Show every line containing "that" by copying it.

[Dataset entries]:
□ □ □ □

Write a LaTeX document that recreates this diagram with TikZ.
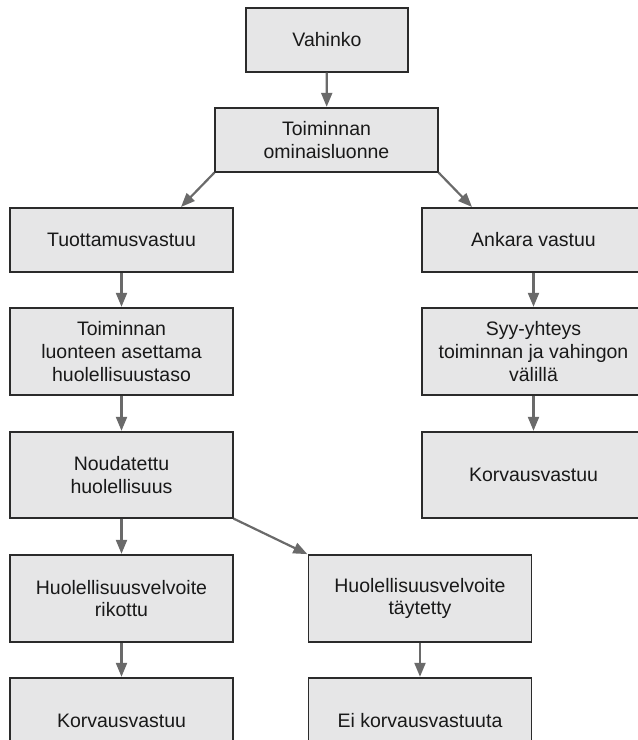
\documentclass[tikz,border=0pt]{standalone}
\usepackage{fontspec}
\setmainfont{Liberation Sans}
\usetikzlibrary{arrows.meta}
\definecolor{boxfill}{HTML}{E6E6E7}
\definecolor{boxline}{HTML}{2B2B2B}
\definecolor{arrowgray}{HTML}{6A6A6A}

\begin{document}
\begin{tikzpicture}[x=1pt, y=-1pt, >={Triangle[width=11pt,length=14pt]},
	font=\fontsize{19.5}{22.7}\selectfont,
	box/.style={draw=boxline, line width=1.2pt, fill=boxfill, align=center,
		inner sep=0pt, minimum width=223pt, text=black!90},
	flow/.style={->, draw=arrowgray, line width=2.2pt, shorten >=0.6pt}]

\useasboundingbox (0,0) rectangle (638,740);
\clip (0,0) rectangle (638,740);

% ================= Top =================
\node[box, minimum width=162pt, minimum height=64pt] (vahinko) at (327,40) {Vahinko};
\node[box, minimum height=64pt] (luonne) at (326.5,140) {Toiminnan\\ominaisluonne};

% ================= Left: tuottamusvastuu =================
\node[box, minimum height=64pt] (tuottamus) at (121.5,240) {Tuottamusvastuu};
\node[box, minimum height=87pt] (taso) at (121.5,351.5)
	{Toiminnan\\luonteen asettama\\huolellisuustaso};
\node[box, minimum height=86pt] (noudatettu) at (121.5,475) {Noudatettu\\huolellisuus};
\node[box, minimum height=87pt] (rikottu) at (121.5,598.5) {Huolellisuusvelvoite\\rikottu};
\node[box, minimum height=86pt] (korvaus1) at (121.5,721) {Korvausvastuu};

% middle branch
\node[box, minimum height=87pt] (taytetty) at (420,598.5) {Huolellisuusvelvoite\\täytetty};
\node[box, minimum height=86pt] (eikorvaus) at (420,721) {Ei korvausvastuuta};

% ================= Right: ankara vastuu =================
\node[box, minimum height=64pt] (ankara) at (533.5,240) {Ankara vastuu};
\node[box, minimum height=87pt] (syy) at (533.5,351.5)
	{Syy-yhteys\\toiminnan ja vahingon\\välillä};
\node[box, minimum height=86pt] (korvaus2) at (533.5,475) {Korvausvastuu};

% arrows
\draw[flow] (vahinko) -- (luonne);
\draw[flow] (luonne.south west) -- ([xshift=-53pt]tuottamus.north east);
\draw[flow] (luonne.south east) -- ([xshift=51pt]ankara.north west);
\draw[flow] (tuottamus) -- (taso);
\draw[flow] (taso) -- (noudatettu);
\draw[flow] (noudatettu) -- (rikottu);
\draw[flow] (noudatettu.south east) -- (taytetty.north west);
\draw[flow] (rikottu) -- (korvaus1);
\draw[flow] (taytetty) -- (eikorvaus);
\draw[flow] (ankara) -- (syy);
\draw[flow] (syy) -- (korvaus2);

\end{tikzpicture}
\end{document}
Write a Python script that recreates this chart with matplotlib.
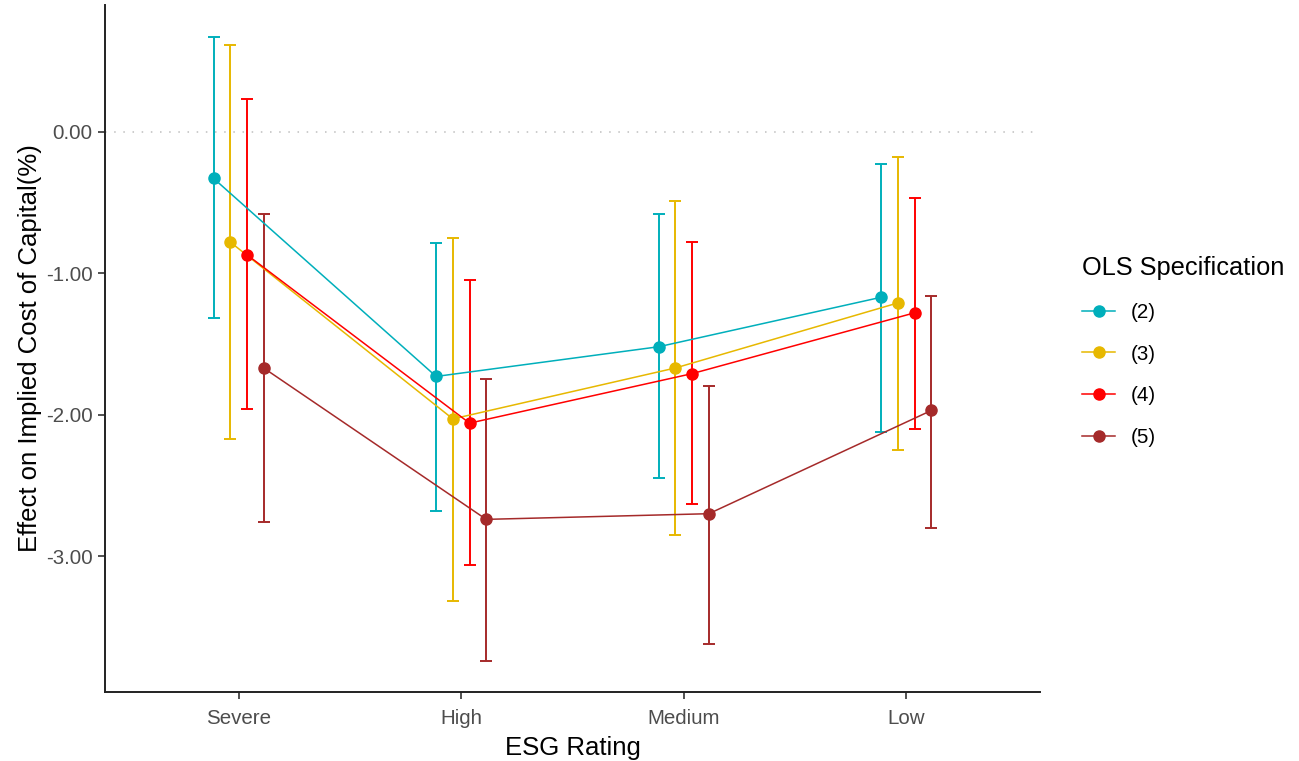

□ □ □ □

[Exercise result]:
Write a LaTeX document that recreates this diagram with TikZ.
Write a Python script that recreates this chart with matplotlib.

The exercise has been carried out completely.